* **Data section**
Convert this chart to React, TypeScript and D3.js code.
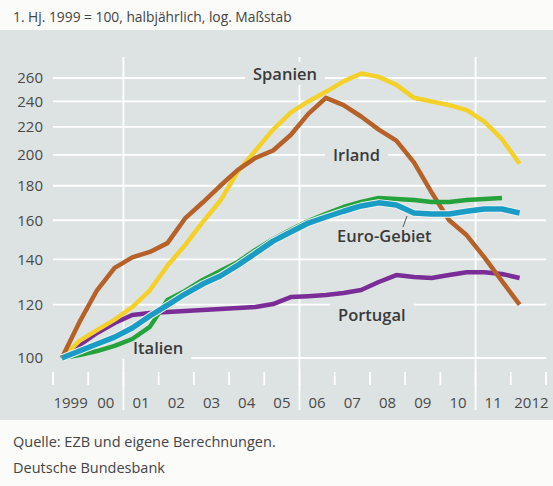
import React, { useEffect, useRef } from 'react';
import * as d3 from 'd3';

// half-year periods, 1. Hj. 1999 … 1. Hj. 2012
const periods = [
  '1999-1', '1999-2', '2000-1', '2000-2', '2001-1', '2001-2', '2002-1', '2002-2', '2003-1',
  '2003-2', '2004-1', '2004-2', '2005-1', '2005-2', '2006-1', '2006-2', '2007-1', '2007-2',
  '2008-1', '2008-2', '2009-1', '2009-2', '2010-1', '2010-2', '2011-1', '2011-2', '2012-1'
];

const spanien = [100, 106, 110, 114, 119, 126, 137, 147, 159, 171, 189, 203, 218, 231, 240, 248, 257, 264, 261, 254, 243, 240, 237, 233, 224, 211, 194];
const irland = [100, 113, 126, 136, 141, 143.6, 148, 161, 170, 180, 190, 198, 203, 214, 230, 243, 237, 228, 218, 210, 195, 176, 160, 152, 141, 130, 120];
const euroGebiet = [100, 102.4, 104.9, 107.4, 110.8, 115.4, 119.8, 124.4, 128.7, 132.3, 137.3, 143, 149, 153.7, 158.5, 161.8, 165, 168, 169.8, 168.6, 164, 163.5, 163.5, 165, 166.3, 166.3, 164];
const italien = [100, 101, 102.4, 104.2, 106.7, 111.2, 121.9, 125.7, 130.5, 134.6, 138.8, 144.6, 150, 154.9, 159.6, 163.5, 167.4, 170.3, 172.6, 172, 171.4, 170.3, 170.3, 171.4, 172, 172.6];
const portugal = [100, 104.5, 108.9, 112.7, 115.8, 116.6, 117, 117.4, 117.8, 118.2, 118.6, 119, 120.2, 123.1, 123.5, 124, 124.8, 126.1, 129.6, 132.7, 131.8, 131.4, 132.7, 134, 134, 133.2, 131.4];

const yTicks = [100, 120, 140, 160, 180, 200, 220, 240, 260];
const xLabels = ['1999', '00', '01', '02', '03', '04', '05', '06', '07', '08', '09', '10', '11', '2012'];

const series = [
  { name: 'Portugal', values: portugal, color: '#7a2d96', width: 4.5 },
  { name: 'Spanien', values: spanien, color: '#f4d12a', width: 4.5 },
  { name: 'Irland', values: irland, color: '#b6602a', width: 4.5 },
  { name: 'Italien', values: italien, color: '#25a23c', width: 4.5 },
  { name: 'Euro-Gebiet', values: euroGebiet, color: '#1b9cc4', width: 5.5 }
];

const labels = [
  { text: 'Spanien', x: 253, y: 74, padL: 8 },
  { text: 'Irland', x: 333, y: 155, padL: 8 },
  { text: 'Euro-Gebiet', x: 337, y: 236, padL: 8 },
  { text: 'Portugal', x: 338, y: 315, padL: 8 },
  { text: 'Italien', x: 133, y: 348, padL: 80 }
];

const W = 553;
const H = 486;
const panelColor = '#dde3e2';
const font = '"Open Sans", "Noto Sans", sans-serif';

const App: React.FC = () => {
  const svgRef = useRef<SVGSVGElement>(null);

  useEffect(() => {
    if (!svgRef.current) return;
    const svg = d3.select(svgRef.current);
    svg.selectAll('*').remove();

    const x = d3.scaleLinear().domain([1999, 2013]).range([53, 546]);
    const y = d3.scaleLog().domain([100, 260]).range([358, 78]);
    const px = (p: string) => {
      const [yr, h] = p.split('-').map(Number);
      return x(yr + (h === 1 ? 0.25 : 0.75));
    };

    svg.append('rect').attr('width', W).attr('height', H).attr('fill', '#fbfbfa');
    svg.append('rect').attr('x', 0).attr('y', 30).attr('width', W).attr('height', 390).attr('fill', panelColor);

    // title
    svg.append('text')
      .attr('x', 13).attr('y', 22)
      .style('font-family', font).style('font-size', '13.8px').attr('fill', '#444')
      .text('1. Hj. 1999 = 100, halbjährlich, log. Maßstab');

    // horizontal grid
    svg.append('g').selectAll('line').data(yTicks).join('line')
      .attr('x1', 53).attr('x2', 546)
      .attr('y1', d => y(d)).attr('y2', d => y(d))
      .attr('stroke', '#fff').attr('stroke-width', 1.8);

    // vertical lines every five years
    svg.append('g').selectAll('line').data([2001, 2006, 2011]).join('line')
      .attr('x1', d => x(d)).attr('x2', d => x(d))
      .attr('y1', 57).attr('y2', 410)
      .attr('stroke', '#fff').attr('stroke-width', 1.8);

    // year ticks
    svg.append('g').selectAll('line').data(d3.range(1999, 2014)).join('line')
      .attr('x1', d => x(d)).attr('x2', d => x(d))
      .attr('y1', 372).attr('y2', 385)
      .attr('stroke', '#fff').attr('stroke-width', 1.8);

    // y labels
    svg.append('g').selectAll('text').data(yTicks).join('text')
      .attr('x', 43).attr('y', d => y(d)).attr('dy', '0.36em')
      .attr('text-anchor', 'end')
      .style('font-family', font).style('font-size', '15px').attr('fill', '#4a4a4a')
      .text(d => d);

    // x labels
    svg.append('g').selectAll('text').data(xLabels).join('text')
      .attr('x', (d, i) => x(1999 + i + 0.5) + (i === xLabels.length - 1 ? 3 : 0))
      .attr('y', 403).attr('dy', '0.36em')
      .attr('text-anchor', 'middle')
      .style('font-family', font).style('font-size', '15px').attr('fill', '#4a4a4a')
      .text(d => d);

    // series labels, masking the gridlines behind them
    const lg = svg.append('g');
    labels.forEach(l => {
      const t = lg.append('text')
        .attr('x', l.x).attr('y', l.y).attr('dy', '0.36em')
        .style('font-family', font).style('font-size', '16.5px').style('font-weight', 600)
        .attr('fill', '#3a3a3a')
        .text(l.text);
      const bb = (t.node() as SVGTextElement).getBBox();
      lg.insert('rect', 'text')
        .attr('x', bb.x - l.padL).attr('y', bb.y).attr('width', bb.width + l.padL + 8).attr('height', bb.height)
        .attr('fill', panelColor);
    });

    // leader line for Euro-Gebiet
    svg.append('line')
      .attr('x1', 403).attr('y1', 227).attr('x2', 407).attr('y2', 216)
      .attr('stroke', '#555').attr('stroke-width', 1);

    const line = d3.line<number>()
      .x((d, i) => px(periods[i]))
      .y(d => y(d))
      .curve(d3.curveLinear);

    const lines = svg.append('g');
    series.forEach(s => {
      if (s.name === 'Euro-Gebiet') {
        lines.append('path')
          .attr('d', line(s.values))
          .attr('fill', 'none').attr('stroke', '#eef2f1')
          .attr('stroke-width', s.width + 2)
          .attr('stroke-linejoin', 'round');
      }
      lines.append('path')
        .attr('d', line(s.values))
        .attr('fill', 'none')
        .attr('stroke', s.color)
        .attr('stroke-width', s.width)
        .attr('stroke-linejoin', 'round')
        .attr('stroke-linecap', 'butt');
    });

    // footer
    svg.append('text')
      .attr('x', 13).attr('y', 447)
      .style('font-family', font).style('font-size', '14.5px').attr('fill', '#444')
      .text('Quelle: EZB und eigene Berechnungen.');
    svg.append('text')
      .attr('x', 13).attr('y', 473)
      .style('font-family', font).style('font-size', '14.5px').attr('fill', '#444')
      .text('Deutsche Bundesbank');
  }, []);

  return (
    <svg
      ref={svgRef}
      width={W}
      height={H}
      style={{ position: 'absolute', left: 0, top: 0 }}
    />
  );
};

export default App;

* **Instructions for the task**
Identify and extract each line of the listing that contains "React".

* **Task solution**
Convert this chart to React, TypeScript and D3.js code.
import React, { useEffect, useRef } from 'react';
const App: React.FC = () => {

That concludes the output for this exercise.